The Sights and Sounds on Lake Atitlan

This is Lake Atitlan. Mike, our friend (and tour guide) paddled with us across the lake in a couple of our hotel's kayaks. Notice the (lack of) freeboard here... Lake Atitlan is ringed with volcanoes and Mike's backdrop is one of those volcanoes.Here is another paddler we encountered on our lake crossing. His boat was quite literally carved out of a log. All of the local fishermen had such a boat and yes, most paddled standing up in this tippy little craft. Somehow Mike's boat's freeboard issue didn't seem too serious.

This is another very common and very busy Lake Atitlan craft: a shark boat or lancha. Lanchas serve as the public transportation on the lake. They are very efficient, very responsive (just stand and wave on a dock if you want to be picked up) and very inexpensive.

This is the restaurant at our hotel. We ate breakfast here every morning. It was very quiet and peaceful, not to mention beautiful. It has been my goal ever since to turn our front porch into our own version of this idyllic setting. Somehow, though, the piles of snow on the fringes of our porch many months out of the year interfere with this vision!
Below is a very common scene in Guatemala: wild dogs. Though they are not really feral, they seem to be domestic dogs just simply let loose. They were thinnish, but otherwise seemed quite healthy.

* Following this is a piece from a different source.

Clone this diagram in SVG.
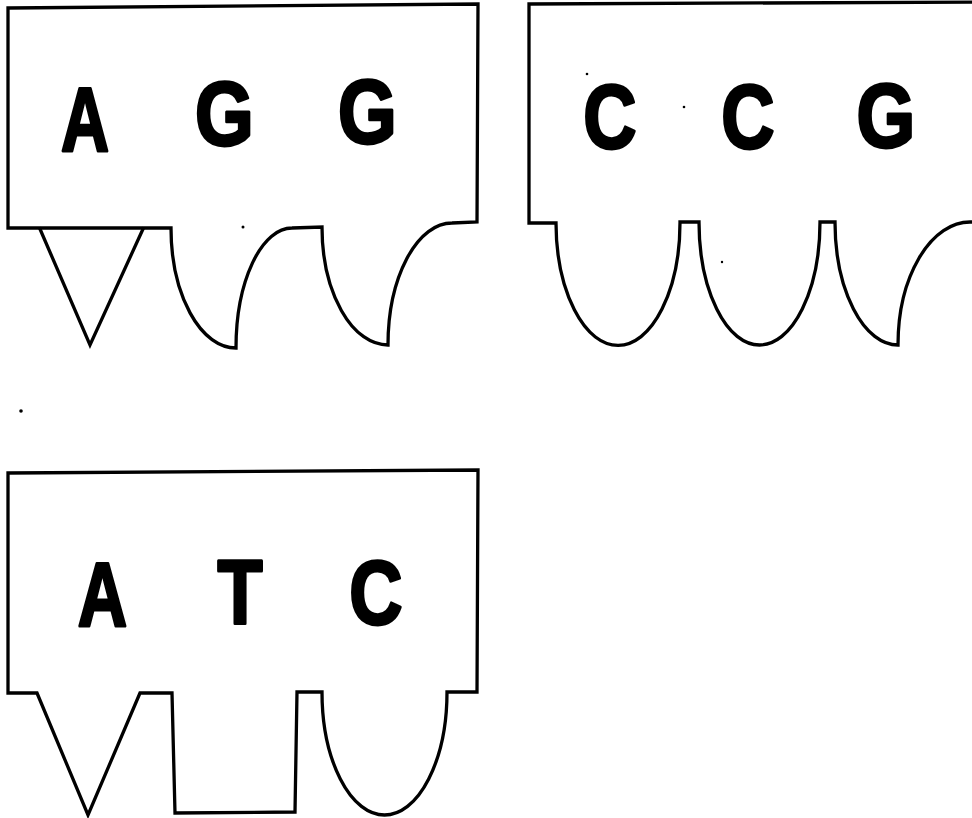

They did not beg for food, but they were glad (and seemed surprised) for any handout.

No center of population would be complete without graffiti. This may well be the Mayan version of "Heather+ Brandon 4 ever."
Guatemala boasts one of the most intact indigenous populations in all of the world; the Mayans. This alone is enough of a reason to visit. The Mayans are profoundly creative; their textile work is wildly patterned and boldly colored. These petite people are also very hardworking. Everywhere we traveled, the Mayans were busy walking, carrying, hauling. The yound women below are carrying cement blocks to a construction site quite a distance up a hill.


This is a typical lakeside scene above: a concession shack, a little boy, a stray dog sleeping in the shade, a lancha off in the distance.

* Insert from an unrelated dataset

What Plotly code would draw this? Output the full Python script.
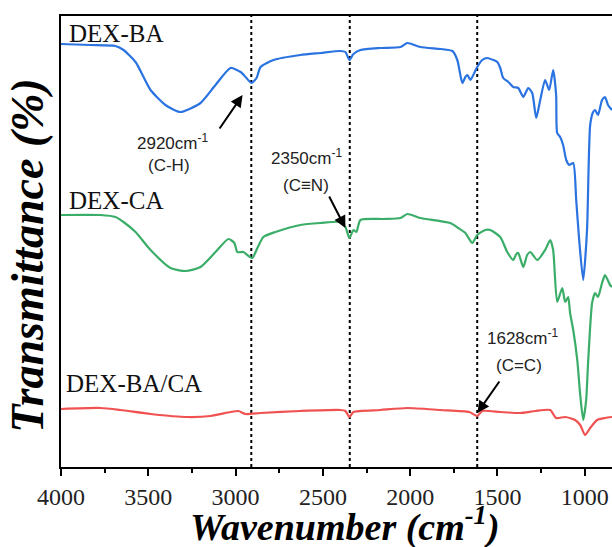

Here is a tour of our hotel on Lake Atitlan: the Posada Schumann. Above is one sleeping area off our main room and our outdoor patio.
The second floor under the steeply sloped roof (above) slept four more. Another balcony afforded a magnificent lake view. (below)


This is the main building and spectacular grounds of our posada.

This is the view from our (rickety) dock.

Above was my view one morning from our 2nd floor balcony.
This is a view from the trail that leads partially around the lake. This is a house that, during a very heavy spring rain no doubt, slid right off its site into a new canyon. Guatemala has a very serious problem with deforestation and resulting erosion. In fact, the main city on Lake Atitlan, Panajachel (PAHN-ah-ah-CHELL) -no longer has the use of its sewage treatment plant. It now sits in an adjacent canal, useless. "There is no money to fix it," the locals told us. A big pipe now spews sewage into Lake Atitlan near their lancha dock. It's a big, deep lake.


Poinsettias grow "like weeds" next to the trail.

Speaking of the lake trail, the main transportation route between several of the lakeside towns, here is Marty posing on one particularly adventurous section.
Here is the main trail again. Corn was planted everywhere it could and beyond.
This is the main drag in the main town, Panajachel. The tiny three wheeler taxicabs skirted and darted through traffic. There were lots of booths,tables and storefronts bursting with all types of exotically colored items from gaily patterned textiles, scarves, skirts, shoulder bags, rugs, bedspreads, blanket, jewelry, paintings, tablecloths, hotpads, and greeting cards. It was an absolute delight to shop here. The prices were embarrassingly inexpensive and the Mayans were unfailingly polite and graceful. Young women paraded regally by with their headpieces of cheery, folded fabric wares for sale.


The Picture Frame Maker


This is a picture frame studio just outside of Antigua, Guatemala. It was very tiny and staffed (owned?) by a young and very friendly man. He spoke little, or no, English but was very flattered by my interest in his hand carved and gilded small mirror frames.








These are the four snapshot size mirror frames I bought from him. The gold is an especially mellow antique gold.